Ceux qui se considèrent comme « les soutiers de la grande consommation » et sont victimes d’une campagne de dénigrement (« agribashing ») injuste tiennent pourtant leur 56e Salon, à la porte de Versailles à Paris. Sans mettre les petits plats dans les grands, ils expliquent à qui veut bien prendre le temps de discuter tout l’amour et toute la passion qu’ils mettent dans la croissance de leur blé, dans la production de lait ou de viande, dans l’élevage de porcs, de poules, de canards, dans la production de vin, de spiritueux, de saucisson, de foie gras, bref, dans tout ce qui constitue une partie de la culture française. Nos compatriotes le leur rendent bien : ils sont 85 % à avoir une bonne opinion des agriculteurs et à les considérer comme utiles, courageux, passionnés, sympathiques, proches des gens mais aussi pollueurs (selon le sondage Odoxa du 21 février dernier).

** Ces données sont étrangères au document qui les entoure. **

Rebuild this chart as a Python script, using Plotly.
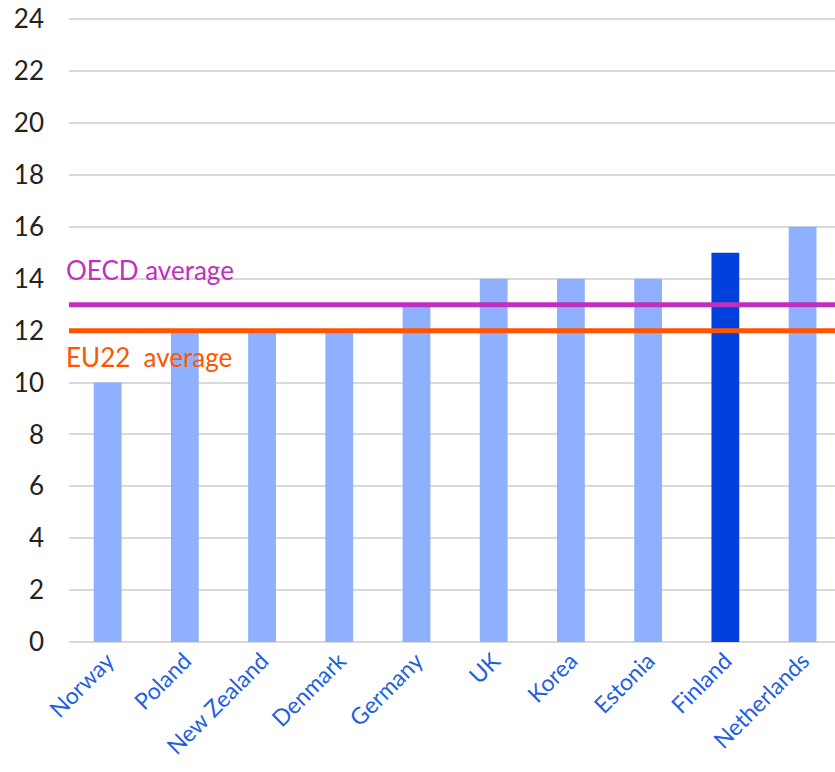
import plotly.graph_objects as go

countries = ["Norway", "Poland", "New Zealand", "Denmark", "Germany", "UK", "Korea", "Estonia", "Finland", "Netherlands"]
values = [10, 12, 12, 12, 13, 14, 14, 14, 15, 16]
highlight = "Finland"
oecd_avg = 13
eu22_avg = 12
y_ticks = list(range(0, 25, 2))

light = "#8FAFFF"
dark = "#0040DD"
bar_colors = [dark if c == highlight else light for c in countries]

fig = go.Figure()
fig.add_trace(go.Bar(x=countries, y=values, marker=dict(color=bar_colors, line=dict(width=0)),
                     width=0.36, showlegend=False, hoverinfo="x+y"))

fig.add_shape(type="line", xref="paper", x0=0, x1=1, yref="y", y0=oecd_avg, y1=oecd_avg,
              line=dict(color="#C030C0", width=5), layer="above")
fig.add_shape(type="line", xref="paper", x0=0, x1=1, yref="y", y0=eu22_avg, y1=eu22_avg,
              line=dict(color="#FF5500", width=5), layer="above")

fig.add_annotation(text="OECD average", xref="paper", x=-0.006, xanchor="left",
                   yref="y", y=oecd_avg + 1.33, yanchor="middle", showarrow=False,
                   font=dict(size=26, color="#C030C0"))
fig.add_annotation(text="EU22&nbsp;&nbsp;average", xref="paper", x=-0.006, xanchor="left",
                   yref="y", y=eu22_avg - 1.02, yanchor="middle", showarrow=False,
                   font=dict(size=26, color="#FF5500"))

fig.update_layout(
    width=835, height=772,
    margin=dict(l=69, r=0, t=18, b=130),
    plot_bgcolor="white", paper_bgcolor="white",
    font=dict(family="Lato, Open Sans, sans-serif"),
)
fig.update_xaxes(range=[-0.5, 9.42], tickangle=-45, tickfont=dict(size=23, color="#1F5FE0"),
                 showgrid=False, showline=False, ticks="", automargin=False)
fig.update_yaxes(range=[0, 24.05], tickvals=y_ticks, tickfont=dict(size=26, color="#222222"),
                 showgrid=True, gridcolor="#D9D9D9", gridwidth=1.5,
                 zeroline=True, zerolinecolor="#D9D9D9", zerolinewidth=2,
                 ticklabelstandoff=24, ticklabeloverflow="allow",
                 showline=False, automargin=False)

fig.write_html("out.html", config={"displayModeBar": False},
               post_script="document.body.style.margin='0';document.body.style.overflow='hidden';")
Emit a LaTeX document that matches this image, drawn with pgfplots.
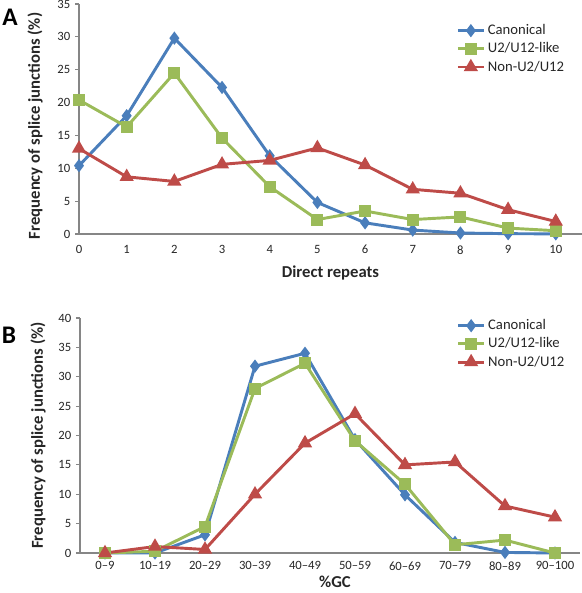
\documentclass[border=0pt]{standalone}
\usepackage{fontspec}
\setmainfont{Carlito}
\usepackage{pgfplots}
\pgfplotsset{compat=1.18}
\definecolor{cblue}{HTML}{4A7EBB}
\definecolor{cgreen}{HTML}{9BBB59}
\definecolor{cred}{HTML}{BE4B48}
\definecolor{axgray}{HTML}{868686}
\definecolor{txt}{HTML}{262626}
\pgfplotsset{
  mystyle/.style={
    scale only axis,
    axis x line=bottom, axis y line=left,
    axis line style={draw=axgray, line width=0.8pt, -},
    y axis line style={-},
    x axis line style={-},
    ytick style={draw=axgray, line width=0.8pt},
    xtick style={draw=none},
    tick align=outside,
    major tick length=3pt,
    tick label style={font=\fontsize{9.5}{10}\selectfont, text=txt},
    /pgf/number format/assume math mode=true,
    label style={font=\bfseries\fontsize{12.5}{14}\selectfont, text=txt},
    legend cell align=left,
    legend style={draw=none, fill=none, font=\fontsize{11}{12}\selectfont, text=txt, row sep=0.5pt, anchor=north west},
    legend image code/.code={\draw[mark repeat=2,mark phase=2] plot coordinates {(0cm,0cm)(0.34cm,0cm)(0.68cm,0cm)};},
    every axis plot/.append style={line width=2.2pt},
    clip=false,
  },
  canon/.style={color=cblue, mark=diamond*, mark size=3.2pt, mark options={solid}},
  u2/.style={color=cgreen, mark=square*, mark size=3.4pt},
  nonu/.style={color=cred, mark=triangle*, mark size=4pt},
}
\begin{document}
\begin{tikzpicture}
\useasboundingbox (0,0) rectangle (436.5pt,-444.75pt);
\node[font=\bfseries\fontsize{19}{20}\selectfont] at (7.5pt,-12.75pt) {A};
\node[font=\bfseries\fontsize{19}{20}\selectfont] at (6.75pt,-251.25pt) {B};
\begin{axis}[mystyle,
  at={(59.25pt,-175.5pt)}, anchor=south west,
  width=377.25pt, height=172.5pt,
  xticklabel shift=2pt,
  xmin=0, xmax=10.55, ymin=0, ymax=35,
  xtick={0,...,10}, ytick={0,5,...,35},
  xlabel={Direct repeats}, ylabel={Frequency of splice junctions (\%)},
  xlabel style={at={(axis description cs:0.5,-0.168)}, anchor=center},
  ylabel style={at={(axis description cs:-0.0875,0.47)}, anchor=center},
  legend style={at={(axis description cs:0.742,0.935)}},
]
\addplot[canon] coordinates {(0,10.4)(1,18.0)(2,29.8)(3,22.3)(4,11.9)(5,4.8)(6,1.7)(7,0.6)(8,0.15)(9,0.05)(10,0.02)};
\addplot[u2] coordinates {(0,20.4)(1,16.3)(2,24.5)(3,14.6)(4,7.2)(5,2.2)(6,3.5)(7,2.2)(8,2.6)(9,0.9)(10,0.5)};
\addplot[nonu] coordinates {(0,13.0)(1,8.7)(2,8.0)(3,10.6)(4,11.2)(5,13.1)(6,10.5)(7,6.8)(8,6.2)(9,3.7)(10,1.9)};
\legend{Canonical,U2/U12-like,Non-U2/U12}
\end{axis}
\begin{axis}[mystyle,
  at={(60pt,-414.75pt)}, anchor=south west,
  width=375pt, height=176.25pt,
  xmin=-0.5, xmax=9.5, ymin=0, ymax=40,
  xtick={0,...,9}, ytick={0,5,...,40},
  xticklabels={0--9,10--19,20--29,30--39,40--49,50--59,60--69,70--79,80--89,90--100},
  xlabel={\%GC}, ylabel={Frequency of splice junctions (\%)},
  xlabel style={at={(axis description cs:0.51,-0.124)}, anchor=center, inner sep=1pt},
  ylabel style={at={(axis description cs:-0.084,0.5)}, anchor=center},
  legend style={at={(axis description cs:0.745,1.017)}},
]
\addplot[canon] coordinates {(0,0)(1,0)(2,3.1)(3,31.8)(4,34.0)(5,19.3)(6,9.9)(7,1.8)(8,0.1)(9,0)};
\addplot[u2] coordinates {(0,0)(1,0.3)(2,4.5)(3,28.0)(4,32.3)(5,19.1)(6,11.7)(7,1.4)(8,2.2)(9,0)};
\addplot[nonu] coordinates {(0,0)(1,1.1)(2,0.6)(3,10.0)(4,18.7)(5,23.7)(6,15.0)(7,15.5)(8,8.0)(9,6.1)};
\legend{Canonical,U2/U12-like,Non-U2/U12}
\end{axis}
\end{tikzpicture}
\end{document}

En réalité, il n’existe pas une agriculture mais des agricultures pour des marchés et des besoins spécifiques et différents : des agricultures bio, raisonnée, intensive, extensive, pour les riches, pour les pauvres, pour les végans, pour les viandards, etc. Chacun devrait et doit pouvoir y trouver son compte. À condition, aussi, que les entreprises d’aval qui transforment les produits bruts en plats cuisinés, par exemple, jouent le jeu.
Nos paysans français, dont Montesquieu disait qu’il les aimait parce qu’ils « ne sont pas assez savants pour raisonner de travers », ont compris leur intérêt en adaptant leurs modes de production, en investissant dans des pratiques moins intrusives. Tous ces efforts commencent à payer en termes d’image, mais pas encore en espèces sonnantes et trébuchantes. Ce ne sont pas les suites des États généraux de l’alimentation qui vont remplir le portefeuille des agriculteurs. Les agriculteurs français qui sont bons, mais pas cons et surtout pas dupes, ne souhaitent pas devenir les dindons de cette farce politico-économique.